Meldrim trestle disaster
- Date: June 28, 1959
- Time: 3:30 pm (EST)
- Location: Trestle rail bridge over the Ogeechee River in Meldrim, Georgia, United States;
- Type: Freight train derailment and LPG flash fire
- Cause: Deflected rail beams as a consequence of thermal expansion
- Deaths: 23 + an unborn child
- Injuries: 7

= Meldrim trestle disaster =

1959 railway accident in Georgia, United States

The Meldrim trestle disaster was a train derailment and fire at Meldrim, Georgia, United States, on June 28, 1959. Involved was a Seaboard Air Line mixed freight train that derailed over a trestle bridge across the Ogeechee River. Loaded LPG tank cars from the train fell onto the riverbank below and ruptured. The resulting fire killed 23 people, including entire families and a woman who was eight months pregnant, who were at the river shore in an area popular for swimming and picnicking.
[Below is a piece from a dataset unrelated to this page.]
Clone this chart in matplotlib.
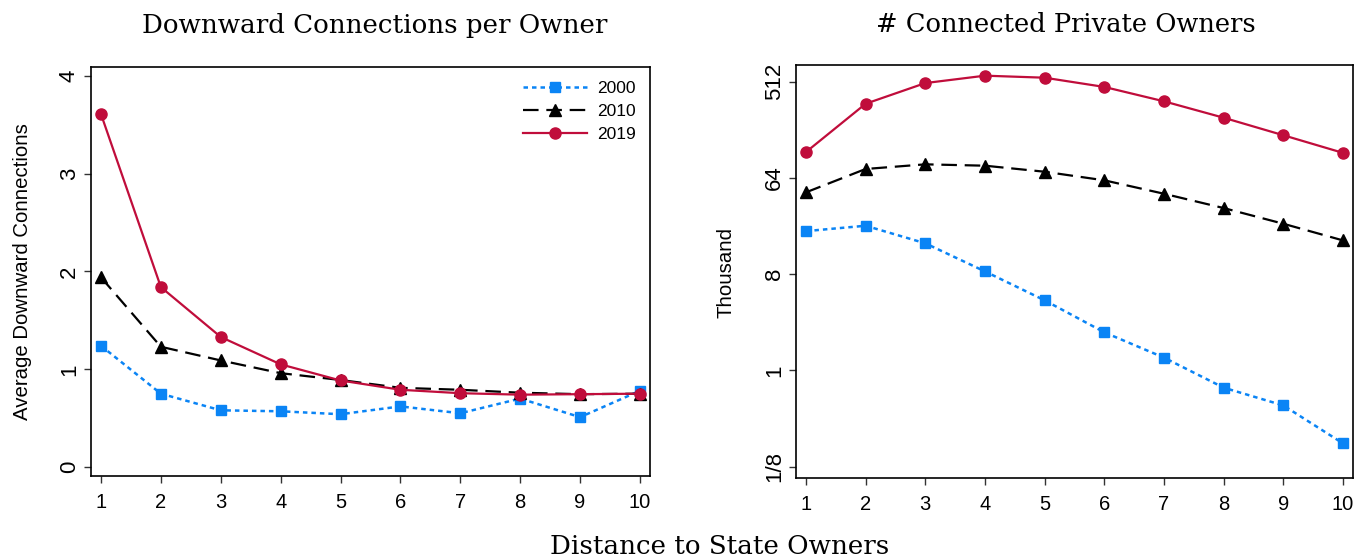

The derailment was caused by deflection of the rails on the trestle due to heat-induced expansion, resulting in the wheels of one car dropping between the rails.

==Derailment==
Eastbound Seaboard Air Line freight train no. 82 departed Americus, Georgia, at 7:00 a.m., composed of 123 cars, four diesel-electric locomotives and a caboose. After stopping in Vidalia and Collins, it headed toward Savannah. At roughly 3:30 p.m., while crossing the Ogeechee River over a 25 ft high, 350 ft long trestle bridge at an estimated speed of 46-49 mph, sixteen cars derailed after the wheels of one of the cars slipped between the rails. The derailment occurred because of rail beam deflection on the trestle, which was caused by the high ambient temperature and the consequent thermal expansion. Ten of the derailed cars broke free of the bridge and were scattered onto the riverbank. 75 ft of the bridge was destroyed by the initial derailment.

==Flash fire==
Two of the cars that fell off the bridge were 11000 U.S.gal liquefied petroleum gas (LPG) cars (effectively the only LPG cars in the mile-long train). The fall from the bridge drove the coupler of one of the LPG cars into the tank head of the other. The LPG then began to escape, boil and form a vapor cloud. At some point, the LPG was ignited, probably from mechanical sparks caused from the wreck or a campfire. The resulting flash fire was roughly 1000 ft wide and started secondary fires. Sources disagree as to whether a BLEVE occurred. Some 175 people were present at the time in a recreation area by the bridge. Some of them were caught on the bank, while others were bathing in the river. The fires destroyed a further 110 ft of the bridge and damaged another 300 ft. Due to the poor accessibility of the area (limited to a single-lane dirt road), it was very hard for emergency services to reach the scene.

== Investigation ==
The Interstate Commerce Commission (ICC) found the rail beams deflection as the proximate cause of the derailment. The investigation also faulted the railroad for not installing guard rails along the trestle, which might have helped to keep the derailed equipment on the trestle deck.